Lulus Verifikasi Dewan Pers No.126/DP-Terverifikasi/K/X/2017

Indeks Kepercayaan Industri Desember 2024 Tetap Ekspansi, Tantangan Impor dan Kenaikan PPN Jadi Fokus
Oleh : Redaksi
Rabu | 01-01-2025 | 13:04 WIB
Jubir-Menperin.jpg Honda-Batam
Juru Bicara Kementerian Perindustrian, Febri Hendri Antoni Arif. (Kemenperin)

BATAMTODAY.COM, Jakarta - Indeks Kepercayaan Industri (IKI) Desember 2024 masih menunjukkan ekspansi meski sedikit melemah. IKI tercatat di angka 52,93, turun 0,02 poin dibandingkan November 2024, namun naik signifikan sebesar 1,61 poin dibandingkan Desember 2023.

"Posisi IKI bulan ini didukung oleh ekspansi di 19 subsektor yang menyumbang 90,5% dari PDB Industri Manufaktur Nonmigas Triwulan II 2024," ungkap Juru Bicara Kementerian Perindustrian, Febri Hendri Antoni Arif, dalam rilis resmi di Jakarta, Senin (30/12/2024).

Ekspansi IKI Desember ditopang oleh tiga indeks utama: pesanan baru, produksi, dan persediaan. Indeks produksi mengalami peningkatan signifikan, berubah dari kontraksi menjadi ekspansi di angka 55,53, naik 5,81 poin. Sebaliknya, indeks pesanan baru dan persediaan masing-masing turun 3,49 poin menjadi 50,71 dan 0,1 poin menjadi 54,58.

Peningkatan produksi didorong oleh persiapan perayaan Natal dan Tahun Baru, meski konsumen cenderung bersikap 'wait and see' dalam memesan atau membeli produk.

Kenaikan Pajak Pertambahan Nilai (PPN) menjadi 12% diperkirakan menurunkan utilisasi industri manufaktur sebesar 2-3%. Namun, pemerintah telah menyiapkan sejumlah insentif untuk menjaga produktivitas industri dan daya beli masyarakat, termasuk:

  • PPN Ditanggung Pemerintah (DTP) untuk kendaraan listrik berbasis baterai.
  • Pembebasan Bea Masuk 0% dan PPnBM Ditanggung Pemerintah untuk impor kendaraan listrik tertentu.
  • Insentif PPnBM 3% untuk kendaraan hybrid dalam program Low Carbon Emission Vehicle (LCEV).
  • Insentif Pembiayaan Industri Padat Karya 3% untuk revitalisasi mesin.

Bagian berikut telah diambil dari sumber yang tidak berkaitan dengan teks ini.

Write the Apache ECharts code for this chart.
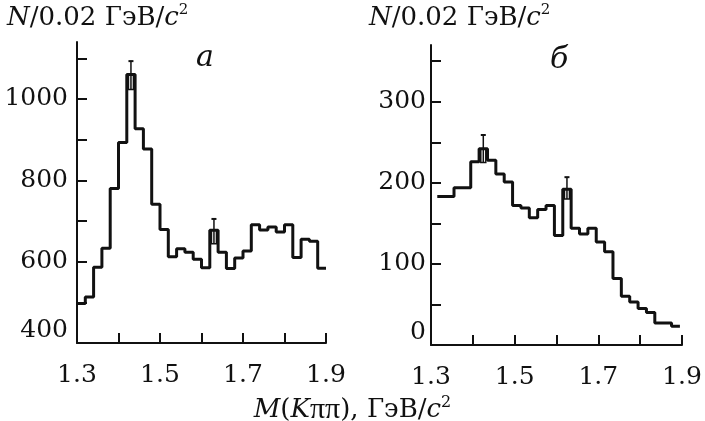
<!DOCTYPE html>
<html>
<head>
<meta charset="utf-8">
<script src="https://cdn.jsdelivr.net/npm/echarts@6/dist/echarts.min.js"></script>
<style>
  html, body { margin: 0; padding: 0; background: #fff; }
  #chart { width: 705px; height: 421px; }
</style>
</head>
<body>
<div id="chart"></div>
<script>
// bin width 0.02 GeV/c^2
const binWidth = 0.02;

// panel a
const startA = 1.30;
const countsA = [497, 513, 586, 633, 780, 893, 1060, 927, 877, 741, 679, 612, 632, 623, 606,
                 585, 677, 623, 583, 609, 626, 691, 678, 685, 673, 691, 610, 655, 650, 584];
const errMassA = [1.43, 1.63];
const errValA = [1060, 677];
const errLowA = [1023, 644];
const errHighA = [1093, 705];

// panel b
const startB = 1.315;
const countsB = [183, 183, 194, 194, 226, 242, 228, 211, 201, 172, 169, 157, 167, 172, 135,
                 192, 144, 137, 144, 127, 115, 82, 60, 53, 45, 40, 27, 27, 23];
const errMassB = [1.425, 1.625];
const errValB = [242, 192];
const errLowB = [225, 180];
const errHighB = [259, 207];

// axis ticks / labels
const massTicks = [1.3, 1.4, 1.5, 1.6, 1.7, 1.8, 1.9];
const massLabels = [1.3, 1.5, 1.7, 1.9];
const yTicksA = [400, 500, 600, 700, 800, 900, 1000, 1100];
const yLabelsA = [400, 600, 800, 1000];
const yTicksB = [0, 50, 100, 150, 200, 250, 300, 350];
const yLabelsB = [0, 100, 200, 300];

const ink = '#111';
const serif = 'DejaVu Serif';
const times = 'Liberation Serif';

function steps(start, counts) {
    const pts = [];
    counts.forEach((c, i) => {
        const x0 = +(start + i * binWidth).toFixed(4);
        const x1 = +(start + (i + 1) * binWidth).toFixed(4);
        pts.push([x0, c], [x1, c]);
    });
    return pts;
}

function errData(mass, val, lo, hi) {
    return mass.map((m, i) => [m, val[i], lo[i], hi[i]]);
}

function renderErr(params, api) {
    const x = api.value(0);
    const pV = api.coord([x, api.value(1)]);
    const pL = api.coord([x, api.value(2)]);
    const pH = api.coord([x, api.value(3)]);
    const w = 2.5;
    return {
        type: 'group',
        children: [
            { type: 'line', shape: { x1: pL[0], y1: pL[1], x2: pH[0], y2: pH[1] },
              style: { stroke: ink, lineWidth: 1.5 } },
            { type: 'line', shape: { x1: pH[0] - w, y1: pH[1], x2: pH[0] + w, y2: pH[1] },
              style: { stroke: ink, lineWidth: 2 } },
            { type: 'rect', shape: { x: pV[0] - w, y: pV[1], width: 2 * w, height: pL[1] - pV[1] },
              style: { fill: 'none', stroke: ink, lineWidth: 1.5 } }
        ]
    };
}

function xAxis(gridIndex) {
    return {
        type: 'value', gridIndex: gridIndex, min: 1.3, max: 1.9,
        axisLine: { lineStyle: { color: ink, width: 2 } },
        axisTick: { inside: true, length: 10, customValues: massTicks, lineStyle: { color: ink, width: 2 } },
        axisLabel: { customValues: massLabels, margin: 20, color: ink, fontFamily: serif, fontSize: 25,
                     formatter: v => v.toFixed(1) },
        splitLine: { show: false }
    };
}

function yAxis(gridIndex, min, max, ticks, labels, margin) {
    return {
        type: 'value', gridIndex: gridIndex, min: min, max: max,
        axisLine: { lineStyle: { color: ink, width: 2 } },
        axisTick: { inside: true, length: 10, customValues: ticks, lineStyle: { color: ink, width: 2 } },
        axisLabel: { customValues: labels, margin: margin, color: ink, fontFamily: serif, fontSize: 25,
                     verticalAlignMinLabel: 'bottom', formatter: v => String(v) },
        splitLine: { show: false }
    };
}

function unitTitle(left) {
    return {
        text: '{i|N}{t|/0.02 ГэВ/}{i|c}{s|2}',
        left: left, top: 3, padding: 0,
        textStyle: {
            fontWeight: 'normal',
            rich: {
                i: { fontFamily: serif, fontStyle: 'italic', fontWeight: 'normal', fontSize: 26, color: ink, lineHeight: 30 },
                t: { fontFamily: serif, fontWeight: 'normal', fontSize: 26, color: ink, lineHeight: 30 },
                s: { fontFamily: serif, fontWeight: 'normal', fontSize: 15, color: ink, verticalAlign: 'top', lineHeight: 15 }
            }
        }
    };
}

const chart = echarts.init(document.getElementById('chart'));

chart.setOption({
    backgroundColor: '#fff',
    animation: false,
    title: [unitTitle(7), unitTitle(369)],
    grid: [
        { left: 77, right: 379, top: 42, bottom: 78, containLabel: false, outerBoundsMode: 'none' },
        { left: 431, right: 23, top: 45, bottom: 76, containLabel: false, outerBoundsMode: 'none' }
    ],
    xAxis: [xAxis(0), xAxis(1)],
    yAxis: [
        yAxis(0, 400, 1140, yTicksA, yLabelsA, 9),
        yAxis(1, 0, 370, yTicksB, yLabelsB, 5)
    ],
    graphic: [
        { type: 'text', left: 196, top: 43,
          style: { text: 'а', font: 'italic 30px "DejaVu Serif"', fill: ink } },
        { type: 'text', left: 550, top: 45,
          style: { text: 'б', font: 'italic 30px "DejaVu Serif"', fill: ink } },
        { type: 'text', left: 'center', top: 395,
          style: {
              text: '{i|M}{t|(}{i|K}{p|ππ}{t|), ГэВ/}{i|c}{s|2}',
              rich: {
                  i: { fontFamily: serif, fontStyle: 'italic', fontSize: 26, fill: ink, lineHeight: 30 },
                  t: { fontFamily: serif, fontSize: 26, fill: ink, lineHeight: 30 },
                  p: { fontFamily: times, fontSize: 30, fill: ink, lineHeight: 30 },
                  s: { fontFamily: serif, fontSize: 16, fill: ink, verticalAlign: 'top', lineHeight: 16 }
              }
          } }
    ],
    series: [
        { type: 'line', xAxisIndex: 0, yAxisIndex: 0, data: steps(startA, countsA),
          showSymbol: false, lineStyle: { color: ink, width: 3 } },
        { type: 'line', xAxisIndex: 1, yAxisIndex: 1, data: steps(startB, countsB),
          showSymbol: false, lineStyle: { color: ink, width: 3 } },
        { type: 'custom', xAxisIndex: 0, yAxisIndex: 0, renderItem: renderErr,
          data: errData(errMassA, errValA, errLowA, errHighA) },
        { type: 'custom', xAxisIndex: 1, yAxisIndex: 1, renderItem: renderErr,
          data: errData(errMassB, errValB, errLowB, errHighB) }
    ]
});

window.addEventListener('resize', () => chart.resize());
</script>
</body>
</html>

Menurut Febri, banjir produk impor murah memberikan dampak yang lebih signifikan daripada kenaikan PPN, menurunkan utilisasi hingga 10%. Hal ini menyebabkan tekanan serius bagi industri lokal untuk bersaing, berpotensi memicu kolapsnya industri dan gelombang pemutusan hubungan kerja (PHK).

"Kemenperin mendorong kebijakan pro-industri, terutama pembatasan impor produk jadi untuk melindungi pelaku usaha dalam negeri," tegasnya.

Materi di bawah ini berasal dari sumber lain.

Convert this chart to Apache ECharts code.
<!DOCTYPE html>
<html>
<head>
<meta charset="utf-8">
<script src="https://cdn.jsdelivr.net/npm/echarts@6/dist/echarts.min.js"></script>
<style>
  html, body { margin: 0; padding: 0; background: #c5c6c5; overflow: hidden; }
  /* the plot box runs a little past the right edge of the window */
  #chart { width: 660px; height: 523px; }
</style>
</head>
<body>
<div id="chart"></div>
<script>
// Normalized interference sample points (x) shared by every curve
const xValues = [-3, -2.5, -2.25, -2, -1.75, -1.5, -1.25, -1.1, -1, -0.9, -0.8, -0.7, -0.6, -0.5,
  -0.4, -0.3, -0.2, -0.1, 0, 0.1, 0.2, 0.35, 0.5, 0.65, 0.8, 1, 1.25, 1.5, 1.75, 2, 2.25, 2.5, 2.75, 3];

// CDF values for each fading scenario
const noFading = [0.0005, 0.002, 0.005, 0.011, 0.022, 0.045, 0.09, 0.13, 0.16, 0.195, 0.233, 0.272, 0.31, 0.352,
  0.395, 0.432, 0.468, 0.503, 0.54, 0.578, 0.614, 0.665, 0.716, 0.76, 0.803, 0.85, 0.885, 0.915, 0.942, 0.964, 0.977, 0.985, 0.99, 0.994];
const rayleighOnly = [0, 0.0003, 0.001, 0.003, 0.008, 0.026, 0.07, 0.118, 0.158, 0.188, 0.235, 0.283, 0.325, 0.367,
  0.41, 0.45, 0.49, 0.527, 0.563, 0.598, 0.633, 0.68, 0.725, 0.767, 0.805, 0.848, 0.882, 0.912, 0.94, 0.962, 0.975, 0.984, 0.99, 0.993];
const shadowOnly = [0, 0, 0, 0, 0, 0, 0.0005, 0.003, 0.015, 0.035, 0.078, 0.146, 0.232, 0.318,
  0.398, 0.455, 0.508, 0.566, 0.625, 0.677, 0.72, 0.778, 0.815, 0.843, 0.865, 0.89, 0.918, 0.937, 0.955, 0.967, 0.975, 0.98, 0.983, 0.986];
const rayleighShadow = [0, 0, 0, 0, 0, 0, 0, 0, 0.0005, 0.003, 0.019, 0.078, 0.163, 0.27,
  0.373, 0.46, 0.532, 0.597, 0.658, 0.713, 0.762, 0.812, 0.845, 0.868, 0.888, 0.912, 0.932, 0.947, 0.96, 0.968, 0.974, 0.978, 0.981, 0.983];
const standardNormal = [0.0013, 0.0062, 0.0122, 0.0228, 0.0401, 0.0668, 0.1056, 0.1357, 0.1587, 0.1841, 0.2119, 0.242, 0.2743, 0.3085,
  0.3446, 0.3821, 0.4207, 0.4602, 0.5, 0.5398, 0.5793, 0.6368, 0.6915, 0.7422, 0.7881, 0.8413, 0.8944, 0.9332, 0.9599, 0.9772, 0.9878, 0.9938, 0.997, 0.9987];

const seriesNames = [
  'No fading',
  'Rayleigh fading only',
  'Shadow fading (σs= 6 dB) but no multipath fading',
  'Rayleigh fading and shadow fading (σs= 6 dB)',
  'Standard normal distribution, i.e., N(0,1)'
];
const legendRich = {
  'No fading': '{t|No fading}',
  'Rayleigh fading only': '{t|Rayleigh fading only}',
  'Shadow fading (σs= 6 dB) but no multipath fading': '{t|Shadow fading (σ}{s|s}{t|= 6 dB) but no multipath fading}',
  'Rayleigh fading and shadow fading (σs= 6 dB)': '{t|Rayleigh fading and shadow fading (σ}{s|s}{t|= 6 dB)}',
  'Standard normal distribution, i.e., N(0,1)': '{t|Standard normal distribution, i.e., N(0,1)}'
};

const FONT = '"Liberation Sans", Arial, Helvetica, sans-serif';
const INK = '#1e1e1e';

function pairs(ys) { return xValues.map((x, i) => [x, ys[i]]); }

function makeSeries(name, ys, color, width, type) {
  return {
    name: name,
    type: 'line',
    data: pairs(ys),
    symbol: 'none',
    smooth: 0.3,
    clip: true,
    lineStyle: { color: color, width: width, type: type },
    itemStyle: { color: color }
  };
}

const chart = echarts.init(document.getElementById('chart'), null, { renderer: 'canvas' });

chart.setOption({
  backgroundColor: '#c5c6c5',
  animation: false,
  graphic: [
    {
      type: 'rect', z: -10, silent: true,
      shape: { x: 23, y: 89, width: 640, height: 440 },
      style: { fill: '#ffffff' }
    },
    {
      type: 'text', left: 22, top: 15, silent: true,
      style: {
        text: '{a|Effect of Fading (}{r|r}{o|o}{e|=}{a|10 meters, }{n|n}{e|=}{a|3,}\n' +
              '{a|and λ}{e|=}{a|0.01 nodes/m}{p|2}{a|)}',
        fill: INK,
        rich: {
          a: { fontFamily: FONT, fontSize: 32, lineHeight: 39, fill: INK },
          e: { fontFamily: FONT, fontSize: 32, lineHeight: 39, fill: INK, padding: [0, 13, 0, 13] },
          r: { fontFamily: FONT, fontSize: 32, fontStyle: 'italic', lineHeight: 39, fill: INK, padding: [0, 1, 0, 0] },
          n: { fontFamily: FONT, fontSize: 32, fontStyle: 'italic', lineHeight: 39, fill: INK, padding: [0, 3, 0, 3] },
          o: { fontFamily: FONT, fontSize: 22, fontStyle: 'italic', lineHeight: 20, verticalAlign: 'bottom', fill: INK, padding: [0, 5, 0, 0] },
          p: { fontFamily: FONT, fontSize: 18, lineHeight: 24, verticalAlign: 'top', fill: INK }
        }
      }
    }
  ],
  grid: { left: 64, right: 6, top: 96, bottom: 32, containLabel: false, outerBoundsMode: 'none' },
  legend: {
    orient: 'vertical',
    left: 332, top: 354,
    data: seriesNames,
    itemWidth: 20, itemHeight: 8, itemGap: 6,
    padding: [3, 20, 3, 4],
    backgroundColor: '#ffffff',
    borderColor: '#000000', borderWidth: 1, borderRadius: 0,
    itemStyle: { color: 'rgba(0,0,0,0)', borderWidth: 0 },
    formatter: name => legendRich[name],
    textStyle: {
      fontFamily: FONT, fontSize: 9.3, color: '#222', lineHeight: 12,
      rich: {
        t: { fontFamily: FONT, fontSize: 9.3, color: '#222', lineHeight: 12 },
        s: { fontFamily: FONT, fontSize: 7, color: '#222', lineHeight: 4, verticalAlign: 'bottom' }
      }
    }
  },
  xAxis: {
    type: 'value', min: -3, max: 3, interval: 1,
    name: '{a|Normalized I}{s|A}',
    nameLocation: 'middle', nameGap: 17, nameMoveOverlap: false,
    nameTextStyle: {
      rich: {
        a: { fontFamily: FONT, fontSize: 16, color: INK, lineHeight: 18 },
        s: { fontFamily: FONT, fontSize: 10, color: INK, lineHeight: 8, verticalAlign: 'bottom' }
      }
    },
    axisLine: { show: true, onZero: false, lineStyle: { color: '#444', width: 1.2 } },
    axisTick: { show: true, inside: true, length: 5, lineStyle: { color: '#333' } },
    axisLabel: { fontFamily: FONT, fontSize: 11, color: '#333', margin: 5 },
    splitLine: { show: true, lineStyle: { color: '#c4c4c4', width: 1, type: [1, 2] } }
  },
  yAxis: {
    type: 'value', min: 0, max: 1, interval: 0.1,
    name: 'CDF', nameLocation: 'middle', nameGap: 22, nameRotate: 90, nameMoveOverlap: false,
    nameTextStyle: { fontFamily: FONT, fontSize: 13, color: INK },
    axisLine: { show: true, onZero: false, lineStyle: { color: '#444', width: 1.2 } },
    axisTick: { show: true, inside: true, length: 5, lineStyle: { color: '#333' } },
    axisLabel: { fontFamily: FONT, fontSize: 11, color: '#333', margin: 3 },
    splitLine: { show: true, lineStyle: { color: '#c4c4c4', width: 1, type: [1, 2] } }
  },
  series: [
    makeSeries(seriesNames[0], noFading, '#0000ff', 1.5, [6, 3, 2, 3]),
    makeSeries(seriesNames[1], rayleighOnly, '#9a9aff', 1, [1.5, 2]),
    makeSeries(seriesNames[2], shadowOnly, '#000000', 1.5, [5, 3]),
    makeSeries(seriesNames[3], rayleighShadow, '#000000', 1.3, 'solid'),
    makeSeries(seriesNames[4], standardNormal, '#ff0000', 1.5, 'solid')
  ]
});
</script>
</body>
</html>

Subsektor dengan nilai IKI tertinggi meliputi Industri Alat Angkutan Lainnya, Industri Peralatan Listrik, dan Industri Kertas dan Barang dari Kertas. Namun, empat subsektor utama mengalami kontraksi, yakni Industri Minuman, Industri Tekstil, Industri Komputer, Barang Elektronik dan Optik, serta Industri Pengolahan Tembakau.

Kontraksi ini dipengaruhi oleh penurunan pesanan baru akibat kondisi global yang tidak stabil, kenaikan harga jual eceran, serta isu seperti wacana cukai minuman berpemanis dan pencantuman label nutri-level.

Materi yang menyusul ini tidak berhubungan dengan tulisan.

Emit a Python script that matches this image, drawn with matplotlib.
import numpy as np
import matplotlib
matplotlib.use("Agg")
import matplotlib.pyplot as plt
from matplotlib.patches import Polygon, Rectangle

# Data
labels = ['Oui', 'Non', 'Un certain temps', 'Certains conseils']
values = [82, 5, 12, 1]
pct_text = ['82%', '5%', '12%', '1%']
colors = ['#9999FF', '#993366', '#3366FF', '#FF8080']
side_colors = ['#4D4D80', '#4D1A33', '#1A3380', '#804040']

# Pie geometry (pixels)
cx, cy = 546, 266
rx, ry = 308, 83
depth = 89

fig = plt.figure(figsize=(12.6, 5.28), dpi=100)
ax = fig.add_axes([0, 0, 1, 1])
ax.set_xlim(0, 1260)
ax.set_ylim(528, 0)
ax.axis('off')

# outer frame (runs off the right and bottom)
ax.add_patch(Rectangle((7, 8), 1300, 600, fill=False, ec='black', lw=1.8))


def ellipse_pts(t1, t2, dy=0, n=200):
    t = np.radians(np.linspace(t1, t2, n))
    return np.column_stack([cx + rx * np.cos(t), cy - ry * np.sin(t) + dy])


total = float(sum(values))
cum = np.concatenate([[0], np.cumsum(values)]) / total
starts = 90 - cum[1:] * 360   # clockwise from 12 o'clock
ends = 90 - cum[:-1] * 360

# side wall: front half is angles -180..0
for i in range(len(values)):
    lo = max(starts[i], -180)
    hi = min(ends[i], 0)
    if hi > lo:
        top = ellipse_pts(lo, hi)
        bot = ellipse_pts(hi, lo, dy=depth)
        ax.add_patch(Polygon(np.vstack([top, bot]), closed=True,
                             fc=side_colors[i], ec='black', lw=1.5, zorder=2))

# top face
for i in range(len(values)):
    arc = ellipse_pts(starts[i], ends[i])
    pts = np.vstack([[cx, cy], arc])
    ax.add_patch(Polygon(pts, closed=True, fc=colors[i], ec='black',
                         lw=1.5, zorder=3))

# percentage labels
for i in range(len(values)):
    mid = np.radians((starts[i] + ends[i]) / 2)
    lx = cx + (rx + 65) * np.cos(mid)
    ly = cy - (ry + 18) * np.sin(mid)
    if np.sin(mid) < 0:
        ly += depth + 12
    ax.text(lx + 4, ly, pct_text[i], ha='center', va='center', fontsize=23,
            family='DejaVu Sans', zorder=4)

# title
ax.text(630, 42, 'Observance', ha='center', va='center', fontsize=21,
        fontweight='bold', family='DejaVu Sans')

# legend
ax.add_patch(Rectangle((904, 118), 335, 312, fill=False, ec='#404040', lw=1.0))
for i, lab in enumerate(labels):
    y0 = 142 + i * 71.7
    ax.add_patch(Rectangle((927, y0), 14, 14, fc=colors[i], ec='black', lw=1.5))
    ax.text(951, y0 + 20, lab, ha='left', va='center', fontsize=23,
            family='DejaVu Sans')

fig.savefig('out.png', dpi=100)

Pelemahan rupiah terhadap dolar AS, konflik geopolitik, dan pemilu di berbagai negara memberikan tekanan tambahan. Di dalam negeri, kenaikan Upah Minimum Provinsi (UMP) turut meningkatkan biaya operasional industri.

Febri menekankan perlunya strategi mitigasi, seperti penggunaan hedging valuta asing, pengurangan ketergantungan pada bahan baku impor, diversifikasi produk, dan efisiensi operasional.

Optimisme pelaku usaha terhadap kondisi usaha enam bulan ke depan mencapai 73,3%, turun 0,1% dari bulan sebelumnya. Sebanyak 21,2% pelaku usaha menyatakan kondisi stabil, menurun 0,5%, sementara pesimisme meningkat menjadi 5,5%, naik 0,6%.

Meski demikian, Kementerian Perindustrian optimis bahwa kebijakan strategis dan dukungan insentif dapat mendorong pemulihan industri manufaktur serta menjaga daya saingnya di tengah tantangan domestik dan global.